* _GOAL_: All of the listing below must be repeated word for word. Pictures are the only thing to omit.

* _DATA SHOWN_:
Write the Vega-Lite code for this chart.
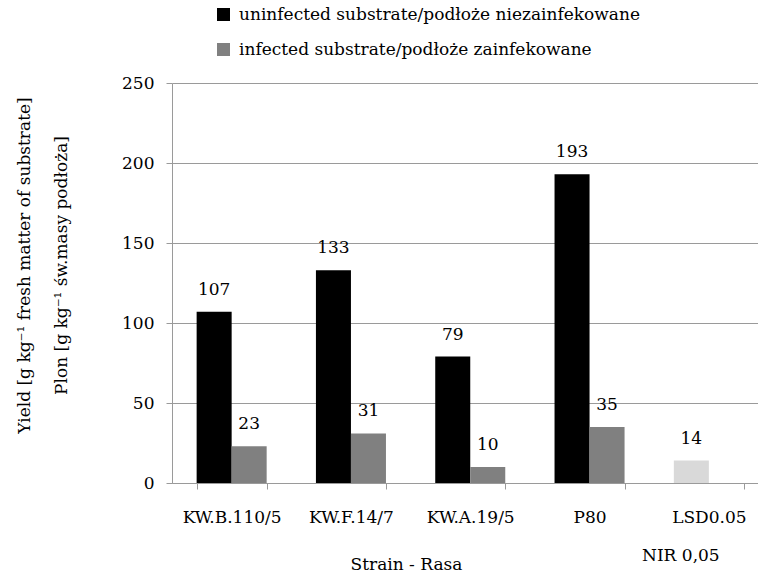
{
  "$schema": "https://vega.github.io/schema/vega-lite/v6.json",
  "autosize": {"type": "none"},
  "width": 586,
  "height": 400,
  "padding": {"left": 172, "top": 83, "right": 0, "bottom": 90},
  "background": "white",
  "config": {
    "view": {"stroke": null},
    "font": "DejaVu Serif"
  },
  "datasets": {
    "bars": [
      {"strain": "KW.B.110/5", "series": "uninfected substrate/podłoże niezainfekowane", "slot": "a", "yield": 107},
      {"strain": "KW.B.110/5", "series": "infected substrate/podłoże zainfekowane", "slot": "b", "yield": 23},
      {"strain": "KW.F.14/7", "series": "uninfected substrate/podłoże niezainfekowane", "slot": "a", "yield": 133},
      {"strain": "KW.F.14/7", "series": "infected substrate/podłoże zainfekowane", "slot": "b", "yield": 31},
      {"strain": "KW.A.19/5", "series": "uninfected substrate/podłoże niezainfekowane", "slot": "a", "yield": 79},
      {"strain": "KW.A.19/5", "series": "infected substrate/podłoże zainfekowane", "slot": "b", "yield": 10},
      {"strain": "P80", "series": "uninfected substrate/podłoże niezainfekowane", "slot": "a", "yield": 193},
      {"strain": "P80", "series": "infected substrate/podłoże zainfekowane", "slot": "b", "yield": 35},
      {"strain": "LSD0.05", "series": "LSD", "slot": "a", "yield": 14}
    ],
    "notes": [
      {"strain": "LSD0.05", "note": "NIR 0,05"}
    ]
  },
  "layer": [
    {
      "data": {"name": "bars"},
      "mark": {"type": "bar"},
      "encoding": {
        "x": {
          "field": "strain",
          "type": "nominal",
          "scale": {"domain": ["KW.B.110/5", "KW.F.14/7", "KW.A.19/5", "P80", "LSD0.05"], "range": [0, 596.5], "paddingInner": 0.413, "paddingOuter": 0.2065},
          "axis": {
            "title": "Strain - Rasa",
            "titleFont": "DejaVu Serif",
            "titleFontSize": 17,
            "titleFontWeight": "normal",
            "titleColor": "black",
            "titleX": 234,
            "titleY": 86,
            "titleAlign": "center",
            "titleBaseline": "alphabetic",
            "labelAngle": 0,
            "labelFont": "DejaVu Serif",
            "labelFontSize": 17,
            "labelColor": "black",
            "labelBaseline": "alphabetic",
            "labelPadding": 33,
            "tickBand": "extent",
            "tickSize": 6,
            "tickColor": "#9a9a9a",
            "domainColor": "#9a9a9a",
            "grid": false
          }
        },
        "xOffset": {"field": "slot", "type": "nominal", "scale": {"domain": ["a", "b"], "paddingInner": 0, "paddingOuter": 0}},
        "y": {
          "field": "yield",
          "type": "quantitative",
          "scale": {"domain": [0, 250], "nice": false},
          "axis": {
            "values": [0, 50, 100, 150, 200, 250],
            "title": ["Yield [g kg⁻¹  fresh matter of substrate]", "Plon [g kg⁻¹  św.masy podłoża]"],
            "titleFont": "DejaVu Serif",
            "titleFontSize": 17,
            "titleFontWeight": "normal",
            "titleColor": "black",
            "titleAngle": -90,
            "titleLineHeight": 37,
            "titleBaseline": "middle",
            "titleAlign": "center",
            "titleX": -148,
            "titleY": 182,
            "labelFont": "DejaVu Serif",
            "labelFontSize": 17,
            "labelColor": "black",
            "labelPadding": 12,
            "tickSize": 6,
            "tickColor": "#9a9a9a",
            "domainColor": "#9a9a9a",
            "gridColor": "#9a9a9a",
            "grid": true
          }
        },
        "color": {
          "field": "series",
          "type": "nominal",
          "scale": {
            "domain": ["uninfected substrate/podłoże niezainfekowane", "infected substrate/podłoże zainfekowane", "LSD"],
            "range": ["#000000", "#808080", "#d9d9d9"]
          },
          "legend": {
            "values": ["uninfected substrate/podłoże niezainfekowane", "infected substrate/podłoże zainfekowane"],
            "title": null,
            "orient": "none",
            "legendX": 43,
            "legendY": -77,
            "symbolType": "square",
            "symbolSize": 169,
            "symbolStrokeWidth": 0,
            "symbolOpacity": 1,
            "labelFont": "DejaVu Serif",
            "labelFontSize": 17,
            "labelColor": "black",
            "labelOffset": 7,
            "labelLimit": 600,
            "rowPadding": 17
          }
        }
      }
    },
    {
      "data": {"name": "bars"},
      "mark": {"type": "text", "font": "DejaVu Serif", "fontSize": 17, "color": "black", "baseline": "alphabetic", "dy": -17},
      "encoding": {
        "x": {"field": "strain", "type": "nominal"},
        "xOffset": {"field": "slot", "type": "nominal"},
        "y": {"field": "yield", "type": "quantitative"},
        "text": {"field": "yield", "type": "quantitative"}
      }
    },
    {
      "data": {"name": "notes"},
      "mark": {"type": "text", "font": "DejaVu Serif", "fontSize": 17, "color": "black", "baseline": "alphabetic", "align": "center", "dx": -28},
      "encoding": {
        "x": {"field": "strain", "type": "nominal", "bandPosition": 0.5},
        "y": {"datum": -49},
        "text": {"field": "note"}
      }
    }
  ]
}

* _ANSWER TO THIS EXERCISE_:
Write the Vega-Lite code for this chart.
{
  "$schema": "https://vega.github.io/schema/vega-lite/v6.json",
  "autosize": {"type": "none"},
  "width": 586,
  "height": 400,
  "padding": {"left": 172, "top": 83, "right": 0, "bottom": 90},
  "background": "white",
  "config": {
    "view": {"stroke": null},
    "font": "DejaVu Serif"
  },
  "datasets": {
    "bars": [
      {"strain": "KW.B.110/5", "series": "uninfected substrate/podłoże niezainfekowane", "slot": "a", "yield": 107},
      {"strain": "KW.B.110/5", "series": "infected substrate/podłoże zainfekowane", "slot": "b", "yield": 23},
      {"strain": "KW.F.14/7", "series": "uninfected substrate/podłoże niezainfekowane", "slot": "a", "yield": 133},
      {"strain": "KW.F.14/7", "series": "infected substrate/podłoże zainfekowane", "slot": "b", "yield": 31},
      {"strain": "KW.A.19/5", "series": "uninfected substrate/podłoże niezainfekowane", "slot": "a", "yield": 79},
      {"strain": "KW.A.19/5", "series": "infected substrate/podłoże zainfekowane", "slot": "b", "yield": 10},
      {"strain": "P80", "series": "uninfected substrate/podłoże niezainfekowane", "slot": "a", "yield": 193},
      {"strain": "P80", "series": "infected substrate/podłoże zainfekowane", "slot": "b", "yield": 35},
      {"strain": "LSD0.05", "series": "LSD", "slot": "a", "yield": 14}
    ],
    "notes": [
      {"strain": "LSD0.05", "note": "NIR 0,05"}
    ]
  },
  "layer": [
    {
      "data": {"name": "bars"},
      "mark": {"type": "bar"},
      "encoding": {
        "x": {
          "field": "strain",
          "type": "nominal",
          "scale": {"domain": ["KW.B.110/5", "KW.F.14/7", "KW.A.19/5", "P80", "LSD0.05"], "range": [0, 596.5], "paddingInner": 0.413, "paddingOuter": 0.2065},
          "axis": {
            "title": "Strain - Rasa",
            "titleFont": "DejaVu Serif",
            "titleFontSize": 17,
            "titleFontWeight": "normal",
            "titleColor": "black",
            "titleX": 234,
            "titleY": 86,
            "titleAlign": "center",
            "titleBaseline": "alphabetic",
            "labelAngle": 0,
            "labelFont": "DejaVu Serif",
            "labelFontSize": 17,
            "labelColor": "black",
            "labelBaseline": "alphabetic",
            "labelPadding": 33,
            "tickBand": "extent",
            "tickSize": 6,
            "tickColor": "#9a9a9a",
            "domainColor": "#9a9a9a",
            "grid": false
          }
        },
        "xOffset": {"field": "slot", "type": "nominal", "scale": {"domain": ["a", "b"], "paddingInner": 0, "paddingOuter": 0}},
        "y": {
          "field": "yield",
          "type": "quantitative",
          "scale": {"domain": [0, 250], "nice": false},
          "axis": {
            "values": [0, 50, 100, 150, 200, 250],
            "title": ["Yield [g kg⁻¹  fresh matter of substrate]", "Plon [g kg⁻¹  św.masy podłoża]"],
            "titleFont": "DejaVu Serif",
            "titleFontSize": 17,
            "titleFontWeight": "normal",
            "titleColor": "black",
            "titleAngle": -90,
            "titleLineHeight": 37,
            "titleBaseline": "middle",
            "titleAlign": "center",
            "titleX": -148,
            "titleY": 182,
            "labelFont": "DejaVu Serif",
            "labelFontSize": 17,
            "labelColor": "black",
            "labelPadding": 12,
            "tickSize": 6,
            "tickColor": "#9a9a9a",
            "domainColor": "#9a9a9a",
            "gridColor": "#9a9a9a",
            "grid": true
          }
        },
        "color": {
          "field": "series",
          "type": "nominal",
          "scale": {
            "domain": ["uninfected substrate/podłoże niezainfekowane", "infected substrate/podłoże zainfekowane", "LSD"],
            "range": ["#000000", "#808080", "#d9d9d9"]
          },
          "legend": {
            "values": ["uninfected substrate/podłoże niezainfekowane", "infected substrate/podłoże zainfekowane"],
            "title": null,
            "orient": "none",
            "legendX": 43,
            "legendY": -77,
            "symbolType": "square",
            "symbolSize": 169,
            "symbolStrokeWidth": 0,
            "symbolOpacity": 1,
            "labelFont": "DejaVu Serif",
            "labelFontSize": 17,
            "labelColor": "black",
            "labelOffset": 7,
            "labelLimit": 600,
            "rowPadding": 17
          }
        }
      }
    },
    {
      "data": {"name": "bars"},
      "mark": {"type": "text", "font": "DejaVu Serif", "fontSize": 17, "color": "black", "baseline": "alphabetic", "dy": -17},
      "encoding": {
        "x": {"field": "strain", "type": "nominal"},
        "xOffset": {"field": "slot", "type": "nominal"},
        "y": {"field": "yield", "type": "quantitative"},
        "text": {"field": "yield", "type": "quantitative"}
      }
    },
    {
      "data": {"name": "notes"},
      "mark": {"type": "text", "font": "DejaVu Serif", "fontSize": 17, "color": "black", "baseline": "alphabetic", "align": "center", "dx": -28},
      "encoding": {
        "x": {"field": "strain", "type": "nominal", "bandPosition": 0.5},
        "y": {"datum": -49},
        "text": {"field": "note"}
      }
    }
  ]
}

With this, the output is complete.